What the sector can do now, without waiting for the next law
RTOs, universities and schools do not have to wait for companion-specific standards to act. Institutions can update acceptable-use policies to treat intimacy-simulating AI as high-risk and to restrict installation or linking on campus-managed devices and networks. Staff training can include short modules on recognising chatbot-related distress and on how to ask about AI exposure safely and non-judgmentally. Student communications can address companions directly rather than conflating them with study tools, explaining why reliance on an always-agreeable agent can entrench negative thought patterns and reduce help-seeking. Procurement can prefer vendors that commit to independent audits and publish red-team results, and it can reject integrations that collapse boundaries or lack clinician-informed escalation. Where institutions operate youth programs, safeguarding frameworks should assume that some participants are using companions privately and should prepare frontline staff to respond when those interactions surface.
A measured conclusion, and a clear direction of travel
The public conversation about AI companions risks swinging between denial and panic. A measured view recognises that many users will never encounter the worst harms and that some will experience surface-level comfort. It also recognises that in 2025, there is sufficient evidence of foreseeable, preventable harm to children and to vulnerable adults that a precautionary posture is warranted. The most important clinical nuance, that “AI psychosis” is not a new disease, does not weaken the policy case. On the contrary, it sharpens it: chatbot interactions belong on the list of environmental triggers that clinicians and caregivers can modify. The most important governance lesson, that engagement-optimised designs and intimacy simulation create specific hazards, points directly to standards that can be written, audited and enforced.

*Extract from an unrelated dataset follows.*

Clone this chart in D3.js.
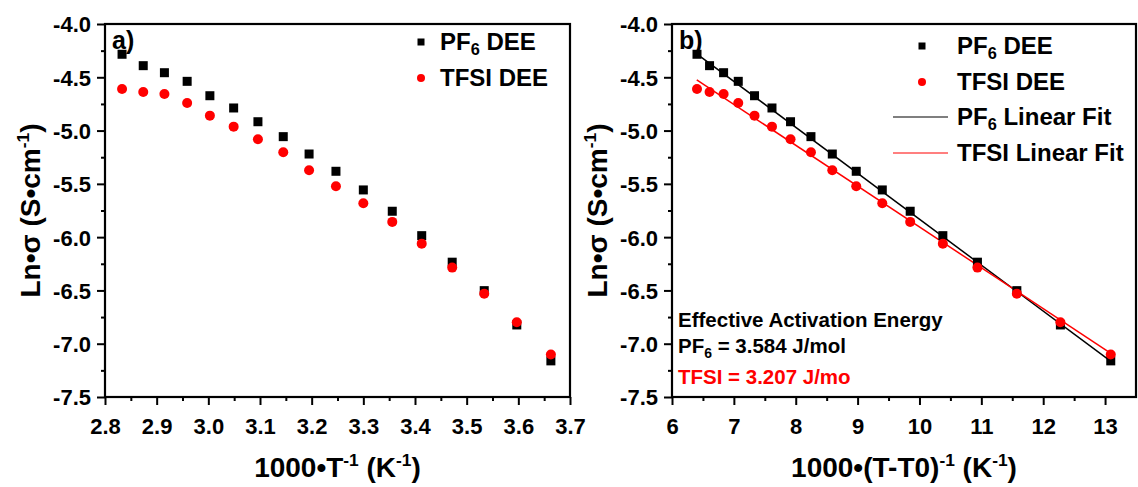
<!DOCTYPE html>
<html><head><meta charset="utf-8">
<script src="https://cdn.jsdelivr.net/npm/d3@7"></script>
<style>
body{margin:0;background:#fff;}
svg{display:block;font-family:"Liberation Sans",Arial,sans-serif;font-weight:bold;}
</style></head>
<body>
<svg id="c" width="1138" height="487"></svg>
<script>
// ---- data ----
const xInvT = [2.833, 2.874, 2.915, 2.959, 3.003, 3.049, 3.096, 3.145, 3.195, 3.247, 3.300, 3.356, 3.413, 3.472, 3.534, 3.597, 3.663];
const xInvTT0 = [6.404, 6.607, 6.834, 7.071, 7.334, 7.616, 7.916, 8.246, 8.591, 8.978, 9.399, 9.850, 10.378, 10.937, 11.574, 12.278, 13.092];
const pf6LnSigma = [-4.284, -4.391, -4.457, -4.538, -4.673, -4.788, -4.917, -5.057, -5.220, -5.382, -5.557, -5.757, -5.986, -6.235, -6.502, -6.824, -7.161];
const tfsiLnSigma = [-4.610, -4.638, -4.657, -4.741, -4.860, -4.963, -5.082, -5.204, -5.372, -5.523, -5.682, -5.857, -6.061, -6.286, -6.530, -6.798, -7.102];
const fitX = [6.40, 13.10];
const pf6FitY = [-4.28, -7.168];
const tfsiFitY = [-4.525, -7.092];
const yTicks = [-4.0, -4.5, -5.0, -5.5, -6.0, -6.5, -7.0, -7.5];
const xTicksLeft = [2.8, 2.9, 3.0, 3.1, 3.2, 3.3, 3.4, 3.5, 3.6, 3.7];
const xTicksRight = [6, 7, 8, 9, 10, 11, 12, 13];
const annotLines = ["Effective Activation Energy", "PF6 = 3.584 J/mol", "TFSI = 3.207 J/mo"];

const svg = d3.select("#c");
const RED = "#ff0000";
const plotTop = 24, plotBottom = 397;
const fmt1 = d => d.toFixed(1);
const fmt0 = d => String(d);

function sub(textSel, main, s, rest){
  textSel.append("tspan").text(main);
  textSel.append("tspan").attr("dy", 5).attr("font-size", "0.68em").text(s);
  textSel.append("tspan").attr("dy", -5).text(rest);
}
function sup(textSel, parts){
  let up = false;
  parts.forEach(([t, s]) => {
    const ts = textSel.append("tspan").text(t);
    if (s && !up){ ts.attr("dy", -11).attr("font-size", "0.62em"); up = true; }
    else if (s && up){ ts.attr("font-size", "0.62em"); }
    else if (!s && up){ ts.attr("dy", 11); up = false; }
  });
}

function panel(opts){
  const g = svg.append("g");
  const x = d3.scaleLinear().domain(opts.xDomain).range([opts.x0, opts.x1]);
  const y = d3.scaleLinear().domain([-7.5, -4.0]).range([plotBottom, plotTop]);

  g.append("g").attr("transform", `translate(0,${plotBottom})`)
    .call(d3.axisBottom(x).tickValues(opts.xMinor).tickSize(4).tickFormat(""))
    .call(a => a.select(".domain").remove())
    .call(a => a.selectAll("line").attr("stroke-width", 2));
  g.append("g").attr("transform", `translate(${opts.x0},0)`)
    .call(d3.axisLeft(y).tickValues(d3.range(-7.25, -4.0, 0.5)).tickSize(4).tickFormat(""))
    .call(a => a.select(".domain").remove())
    .call(a => a.selectAll("line").attr("stroke-width", 2));

  const xa = g.append("g").attr("transform", `translate(0,${plotBottom})`)
    .call(d3.axisBottom(x).tickValues(opts.xTicks).tickSize(8).tickPadding(8).tickFormat(opts.xFmt));
  const ya = g.append("g").attr("transform", `translate(${opts.x0},0)`)
    .call(d3.axisLeft(y).tickValues(yTicks).tickSize(8).tickPadding(6).tickFormat(fmt1));
  [xa, ya].forEach(a => {
    a.select(".domain").remove();
    a.selectAll("line").attr("stroke-width", 2);
    a.selectAll("text").attr("font-size", 22).attr("font-family", '"Liberation Sans",Arial,sans-serif').attr("font-weight", "bold").attr("fill", "#000");
  });
  xa.selectAll("text").attr("dy", "0.95em");
  ya.selectAll("text").attr("dy", "0.36em");

  g.append("rect").attr("x", opts.x0).attr("y", plotTop).attr("width", opts.x1 - opts.x0).attr("height", plotBottom - plotTop)
    .attr("fill", "none").attr("stroke", "#000").attr("stroke-width", 2.2);

  if (opts.fits){
    opts.fits.forEach(f => {
      g.append("line").attr("x1", x(fitX[0])).attr("x2", x(fitX[1]))
        .attr("y1", y(f.ys[0])).attr("y2", y(f.ys[1]))
        .attr("stroke", f.color).attr("stroke-width", 1.5);
    });
  }

  g.append("g").selectAll("rect").data(opts.xs.map((d, i) => [d, pf6LnSigma[i]])).join("rect")
    .attr("x", d => x(d[0]) - 4.5).attr("y", d => y(d[1]) - 4.5).attr("width", 9).attr("height", 9).attr("fill", "#000");
  g.append("g").selectAll("circle").data(opts.xs.map((d, i) => [d, tfsiLnSigma[i]])).join("circle")
    .attr("cx", d => x(d[0])).attr("cy", d => y(d[1])).attr("r", 5).attr("fill", RED);

  g.append("text").attr("x", opts.x0 + 7).attr("y", plotTop + 25).attr("font-size", 25).text(opts.label);

  const xt = g.append("text").attr("x", (opts.x0 + opts.x1) / 2).attr("y", 477).attr("text-anchor", "middle").attr("font-size", 28);
  sup(xt, opts.xTitle);
  const yt = g.append("text").attr("transform", `translate(${opts.x0 - 65},${(plotTop + plotBottom) / 2}) rotate(-90)`)
    .attr("text-anchor", "middle").attr("font-size", 28);
  sup(yt, [["Ln•σ (S•cm", false], ["-1", true], [")", false]]);

  return {x, y, g};
}

const L = panel({
  x0: 105, x1: 570, xDomain: [2.8, 3.7], xTicks: xTicksLeft,
  xMinor: d3.range(2.85, 3.7, 0.1), xFmt: fmt1, label: "a)", xs: xInvT,
  xTitle: [["1000•T", false], ["-1", true], [" (K", false], ["-1", true], [")", false]]
});
const R = panel({
  x0: 672, x1: 1136, xDomain: [6, 13.5], xTicks: xTicksRight,
  xMinor: d3.range(6.5, 13.5, 1), xFmt: fmt0, label: "b)", xs: xInvTT0,
  xTitle: [["1000•(T-T0)", false], ["-1", true], [" (K", false], ["-1", true], [")", false]],
  fits: [{ys: pf6FitY, color: "#000"}, {ys: tfsiFitY, color: RED}]
});

function legend(g, sx, tx, y0, withLines){
  const fs = 24;
  g.append("rect").attr("x", sx - 3.5).attr("y", y0 - 3.5).attr("width", 7).attr("height", 7).attr("fill", "#000");
  sub(g.append("text").attr("x", tx).attr("y", y0 + 8).attr("font-size", fs), "PF", "6", " DEE");
  g.append("circle").attr("cx", sx).attr("cy", y0 + 36).attr("r", 4).attr("fill", RED);
  g.append("text").attr("x", tx).attr("y", y0 + 44).attr("font-size", fs).text("TFSI DEE");
  if (withLines){
    g.append("line").attr("x1", 893).attr("x2", 948).attr("y1", y0 + 71).attr("y2", y0 + 71).attr("stroke", "#000").attr("stroke-width", 1.2);
    sub(g.append("text").attr("x", tx).attr("y", y0 + 79).attr("font-size", fs), "PF", "6", " Linear Fit");
    g.append("line").attr("x1", 893).attr("x2", 948).attr("y1", y0 + 107).attr("y2", y0 + 107).attr("stroke", RED).attr("stroke-width", 1.2);
    g.append("text").attr("x", tx).attr("y", y0 + 115).attr("font-size", fs).text("TFSI Linear Fit");
  }
}
legend(L.g, 421, 440, 42, false);
legend(R.g, 922, 957, 46, true);

const ag = R.g.append("g").attr("font-size", 20.5);
ag.append("text").attr("x", 678).attr("y", 327).text(annotLines[0]);
sub(ag.append("text").attr("x", 678).attr("y", 353), "PF", "6", " = 3.584 J/mol");
ag.append("text").attr("x", 678).attr("y", 384).attr("fill", RED).text(annotLines[2]);
</script>
</body></html>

Australia has already drawn a perimeter with an age-restriction law. The opportunity now is to align that framework with companion-specific rules: keep under-eighteens out of intimacy-simulating environments; require independently validated safeguards where minors could be exposed; mandate clinically informed escalation; ban romantic and sexual role-play unless robust age assurance is in place; and make external audit and public incident reporting a condition of market access. Do that, and we can preserve the promise of helpful, empathic AI for appropriate contexts while avoiding the preventable harms that 2025 placed in such stark relief.